Write out all lines holding the word "matplotlib".

______________________________

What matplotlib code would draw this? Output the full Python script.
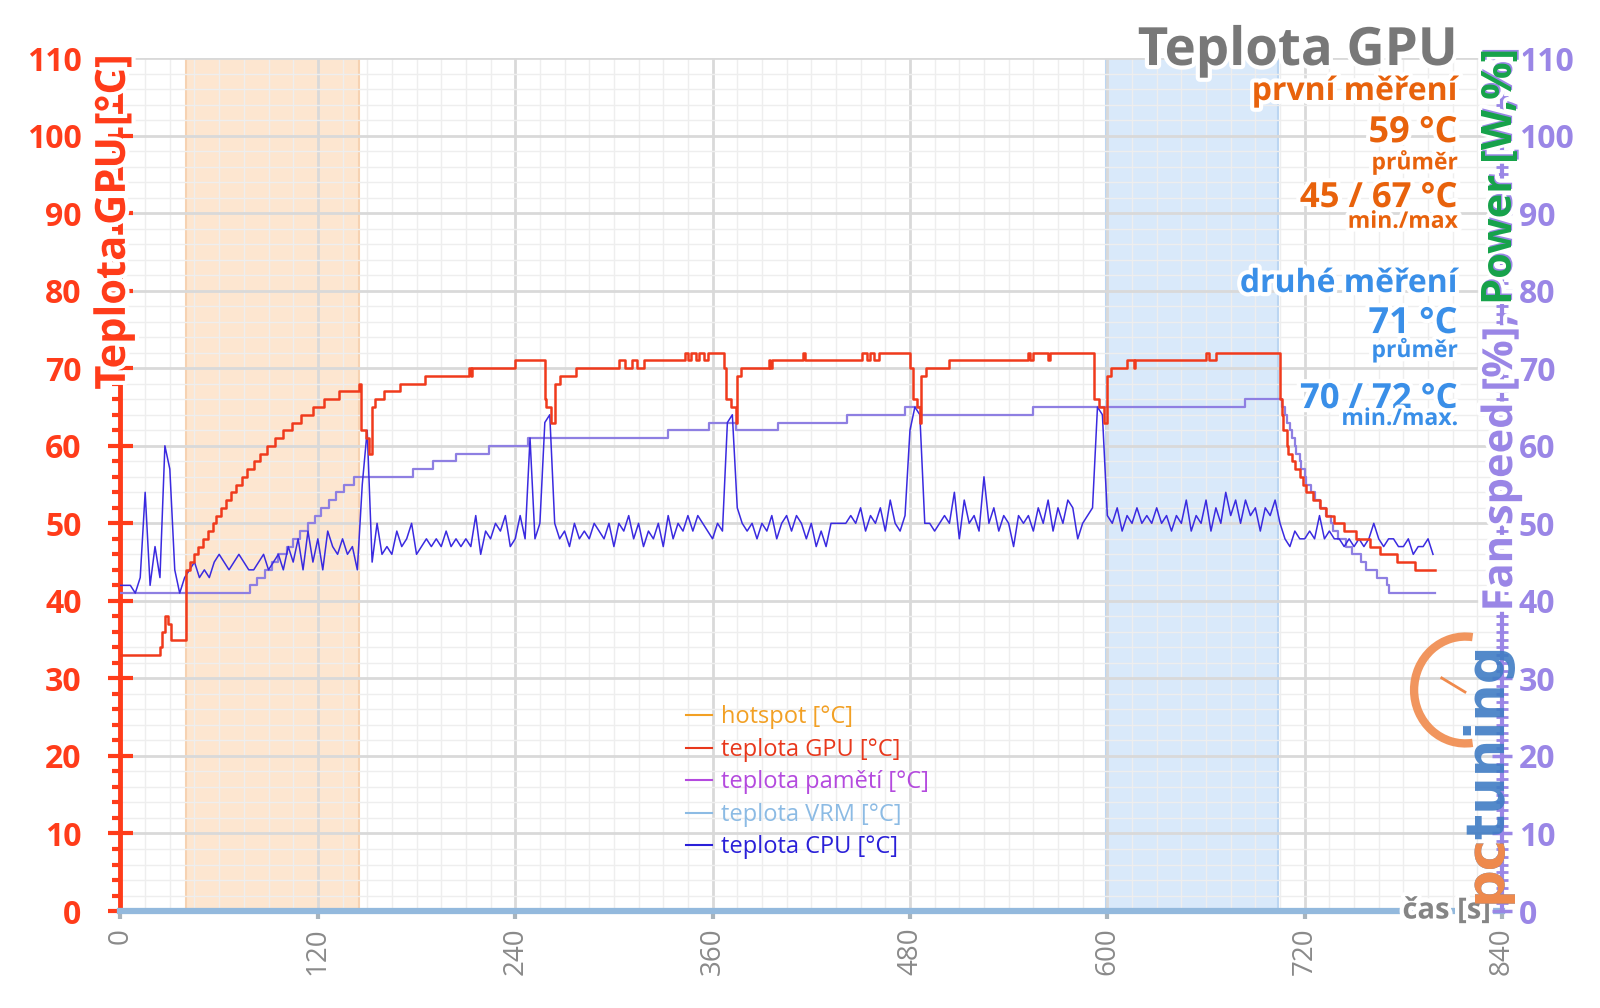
import matplotlib
matplotlib.use("Agg")
import matplotlib.pyplot as plt
import matplotlib.patheffects as pe
from matplotlib.lines import Line2D
from matplotlib.patches import Arc
from matplotlib.ticker import MultipleLocator
import numpy as np

plt.rcParams['font.family'] = ['Open Sans', 'DejaVu Sans']

# ── data ─────────────────────────────────────────────────────────────────
CPU_STEP = 3  # seconds between CPU samples
cpu_temp = [
    42, 42, 42, 41, 43, 54, 42, 47, 43, 60,
    57, 44, 41, 43, 44, 45, 43, 44, 43, 45,
    46, 45, 44, 45, 46, 45, 44, 44, 45, 46,
    44, 45, 46, 44, 47, 45, 48, 44, 49, 45,
    48, 44, 49, 47, 46, 48, 46, 47, 44, 55,
    62, 45, 50, 46, 47, 46, 49, 47, 48, 50,
    46, 47, 48, 47, 48, 47, 49, 47, 48, 47,
    48, 47, 51, 46, 49, 48, 50, 49, 51, 47,
    48, 51, 48, 61, 48, 50, 63, 64, 50, 48,
    49, 47, 50, 48, 49, 48, 50, 49, 48, 50,
    47, 50, 49, 51, 48, 50, 47, 49, 48, 50,
    47, 51, 48, 50, 49, 51, 49, 51, 50, 49,
    48, 50, 49, 63, 64, 52, 50, 49, 50, 48,
    50, 49, 51, 48, 50, 51, 49, 51, 50, 48,
    50, 47, 49, 47, 50, 50, 50, 50, 51, 50,
    52, 49, 51, 50, 52, 49, 53, 50, 49, 51,
    62, 65, 64, 50, 50, 49, 50, 51, 50, 54,
    48, 53, 50, 51, 49, 56, 50, 52, 49, 51,
    50, 47, 51, 50, 51, 49, 52, 50, 53, 49,
    52, 50, 53, 52, 48, 50, 51, 52, 65, 64,
    51, 50, 52, 49, 51, 50, 52, 50, 51, 50,
    52, 50, 51, 49, 51, 50, 53, 49, 51, 50,
    53, 49, 52, 50, 54, 51, 53, 50, 53, 51,
    52, 49, 52, 51, 53, 50, 48, 47, 49, 48,
    48, 49, 48, 51, 48, 49, 48, 48, 47, 48,
    47, 48, 47, 48, 50, 48, 47, 48, 48, 47,
    47, 48, 46, 47, 47, 48, 46,
]

# GPU temperature: (time of change, new value)
gpu_t = [0, 24, 25, 27, 29, 31, 40, 42, 45, 47, 50, 53, 56, 58, 61, 64, 67, 70,
         74, 77, 81, 85, 89, 94, 99, 104, 110, 117, 124, 133, 145, 146, 149, 151,
         153, 155, 160, 170, 185, 212, 213, 214, 240, 258, 259, 262, 264, 267,
         277, 303, 307, 311, 314, 318, 343, 345, 347, 350, 352, 355, 357, 367,
         368, 371, 374, 375, 377, 394, 395, 396, 415, 416, 451, 454, 456, 458,
         461, 480, 482, 484, 486, 487, 490, 504, 552, 553, 555, 564, 565, 592,
         595, 598, 600, 602, 612, 616, 617, 660, 662, 666, 705, 706, 707, 709,
         710, 712, 714, 717, 719, 721, 725, 729, 733, 738, 744, 751, 760, 766,
         776, 787, 799]
gpu_temp = [33, 34, 36, 38, 37, 35, 44, 45, 46, 47, 48, 49, 50, 51, 52, 53, 54, 55,
            56, 57, 58, 59, 60, 61, 62, 63, 64, 65, 66, 67, 68, 62, 61, 59,
            65, 66, 67, 68, 69, 70, 69, 70, 71, 66, 65, 63, 68, 69,
            70, 71, 70, 71, 70, 71, 72, 71, 72, 71, 72, 71, 72, 70,
            66, 65, 63, 69, 70, 71, 70, 71, 72, 71, 72, 71, 72, 71,
            72, 70, 66, 65, 63, 69, 70, 71, 72, 71, 72, 71, 72, 66,
            65, 63, 69, 70, 71, 70, 71, 72, 71, 72, 66, 64, 62, 60,
            59, 58, 57, 56, 55, 54, 53, 52, 51, 50, 49, 48, 47, 46,
            45, 44, 44]

# fan speed [%] (right axis): (time of change, new value)
fan_t = [0, 79, 83, 88, 92, 96, 101, 105, 109, 114, 118, 122, 127, 131, 136, 142,
         178, 190, 204, 224, 248, 333, 358, 374, 400, 442, 477, 487, 555, 684,
         706, 708, 709, 711, 712, 714, 715, 717, 718, 720, 721, 724, 726, 729,
         733, 736, 737, 740, 745, 749, 754, 757, 764, 770, 771, 799]
fan_speed = [41, 42, 43, 44, 45, 46, 47, 48, 49, 50, 51, 52, 53, 54, 55, 56,
             57, 58, 59, 60, 61, 62, 63, 62, 63, 64, 65, 64, 65, 66,
             65, 64, 63, 62, 61, 60, 59, 58, 57, 56, 55, 54, 53, 52,
             51, 50, 49, 48, 47, 46, 45, 44, 43, 42, 41, 41]

x_ticks = [0, 120, 240, 360, 480, 600, 720, 840]
y_ticks = [0, 10, 20, 30, 40, 50, 60, 70, 80, 90, 100, 110]
first_span = (40, 145)
second_span = (599, 704)

legend_labels = ["hotspot [°C]", "teplota GPU [°C]", "teplota pamětí [°C]",
                 "teplota VRM [°C]", "teplota CPU [°C]"]
legend_colors = ["#f2a024", "#e8381c", "#b44ade", "#8cbbe4", "#2a20d8"]

RED = "#ff3c1a"
LAV = "#9a86e6"
GREY = "#8a8a8a"
halo = [pe.withStroke(linewidth=6, foreground="white")]

# ── figure ──────────────────────────────────────────────────────────────
fig = plt.figure(figsize=(16, 10.08), dpi=100)
ax = fig.add_axes([0.0753, 0.0962, 0.8635, 0.8462])
ax.set_xlim(0, 840)
ax.set_ylim(0, 110)

ax.axvspan(*first_span, color="#fde6d0", zorder=0, lw=1.5, ec="#f6d2b2")
ax.axvspan(*second_span, color="#d9e9fa", zorder=0, lw=1.5, ec="#bcd6f2")

ax.set_axisbelow(True)
ax.xaxis.set_minor_locator(MultipleLocator(15))
ax.yaxis.set_minor_locator(MultipleLocator(2))
ax.grid(which="major", color="#d9d9d9", lw=2)
ax.grid(which="minor", color="#eeeeee", lw=1)

cpu_t = np.arange(len(cpu_temp)) * CPU_STEP
ax.plot(fan_t, fan_speed, drawstyle="steps-post", color="#8e7fe2", lw=1.6, zorder=3)
ax.plot(cpu_t, cpu_temp, color="#3a2ae0", lw=1.1, zorder=4)
ax.plot(gpu_t, gpu_temp, drawstyle="steps-post", color="#f03a1c", lw=1.8, zorder=5)

# axes styling
for s in ("top", "right"):
    ax.spines[s].set_visible(False)
ax.spines["left"].set_color(RED)
ax.spines["left"].set_linewidth(3.5)
ax.spines["bottom"].set_color("#93b9dd")
ax.spines["bottom"].set_linewidth(4.5)
ax.spines["bottom"].set_zorder(6)

ax.set_xticks(x_ticks)
ax.set_xticklabels([str(v) for v in x_ticks], rotation=90, color=GREY, fontsize=20)
ax.tick_params(axis="x", which="major", direction="out", length=6, width=3,
               color="#a9b4bc", pad=6)
ax.tick_params(axis="x", which="minor", length=0)

ax.set_yticks(y_ticks)
ax.set_yticklabels([str(v) for v in y_ticks], fontweight="bold", fontsize=23)
ax.tick_params(axis="y", which="major", direction="inout", length=18, width=3,
               color=RED, labelcolor=RED, pad=19)
ax.tick_params(axis="y", which="minor", direction="out", length=6, width=3, color=RED)

ax2 = ax.twinx()
ax2.set_ylim(0, 110)
for s in ("top", "left", "bottom"):
    ax2.spines[s].set_visible(False)
ax2.spines["right"].set_color(LAV)
ax2.spines["right"].set_linewidth(3)
ax2.yaxis.set_minor_locator(MultipleLocator(1))
ax2.set_yticks(y_ticks)
ax2.set_yticklabels([str(v) for v in y_ticks], fontweight="bold", fontsize=23)
ax2.tick_params(axis="y", which="major", direction="inout", length=14, width=2.5,
                color=LAV, labelcolor=LAV, pad=5)
ax2.tick_params(axis="y", which="minor", direction="inout", length=8, width=2, color=LAV)

# legend
handles = [Line2D([], [], color=c, lw=1.5) for c in legend_colors]
leg = ax.legend(handles, legend_labels, loc="upper left", bbox_to_anchor=(0.401, 0.255),
                frameon=False, fontsize=17, handlelength=1.1, handletextpad=0.35,
                labelspacing=0.36, borderpad=0, labelcolor="linecolor")
leg.set_zorder(7)

ax.text(833, 0, "čas [s]", ha="right", va="center", color="#858585", fontsize=21,
        fontweight="bold", path_effects=halo, zorder=8)

# axis titles sitting over the spines
fig.text(0.0715, 0.946, "Teplota GPU [°C]", rotation=90, ha="center", va="top",
         color=RED, fontsize=30, fontweight="bold", path_effects=halo)
fig.text(0.9385, 0.953, "Fan speed [%], Power [W,%]", rotation=90, ha="center",
         va="top", color=LAV, fontsize=30, fontweight="bold", path_effects=halo)
fig.text(0.9385, 0.953, "Power [W,%]", rotation=90, ha="center", va="top",
         color="#16a34a", fontsize=30, fontweight="bold")

# title and summary block
ORANGE = "#e8620c"
BLUE = "#3a8fe8"
xr = 0.911
fig.text(xr, 0.9355, "Teplota GPU", ha="right", va="baseline", color="#787878",
         fontsize=38, fontweight="bold", path_effects=halo)
block = [
    ("první měření", 0.9008, 23, ORANGE),
    ("59 °C", 0.859, 26, ORANGE),
    ("průměr", 0.832, 16.5, ORANGE),
    ("45 / 67 °C", 0.7946, 25, ORANGE),
    ("min./max", 0.774, 16.5, ORANGE),
    ("druhé měření", 0.7103, 23, BLUE),
    ("71 °C", 0.6696, 26, BLUE),
    ("průměr", 0.6458, 16.5, BLUE),
    ("70 / 72 °C", 0.5952, 25, BLUE),
    ("min./max.", 0.5784, 16.5, BLUE),
]
for txt, y, fs, col in block:
    fig.text(xr, y, txt, ha="right", va="baseline", color=col, fontsize=fs,
             fontweight="bold", path_effects=halo)

# pctuning watermark
fig.patches.append(Arc((0.9158, 1 - 690 / 1008), 0.064, 0.106, theta1=85, theta2=275,
                       transform=fig.transFigure, color="#f08a4c", lw=6, alpha=0.9))
fig.lines.append(Line2D([0.9011, 0.9156], [1 - 678 / 1008, 1 - 692 / 1008],
                        transform=fig.transFigure, color="#f08a4c", lw=2))
fig.text(0.9285, 0.104, "pctuning", rotation=90, ha="center", va="bottom",
         color="#3f7cc4", fontsize=38, fontweight="bold", alpha=0.9,
         family="DejaVu Sans")
fig.text(0.9285, 0.104, "pc", rotation=90, ha="center", va="bottom",
         color="#f08a4c", fontsize=38, fontweight="bold", family="DejaVu Sans")

fig.savefig("out.png", dpi=100)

______________________________

Answer in full
What matplotlib code would draw this? Output the full Python script.
import matplotlib
matplotlib.use("Agg")
import matplotlib.pyplot as plt
import matplotlib.patheffects as pe
from matplotlib.lines import Line2D
from matplotlib.patches import Arc
from matplotlib.ticker import MultipleLocator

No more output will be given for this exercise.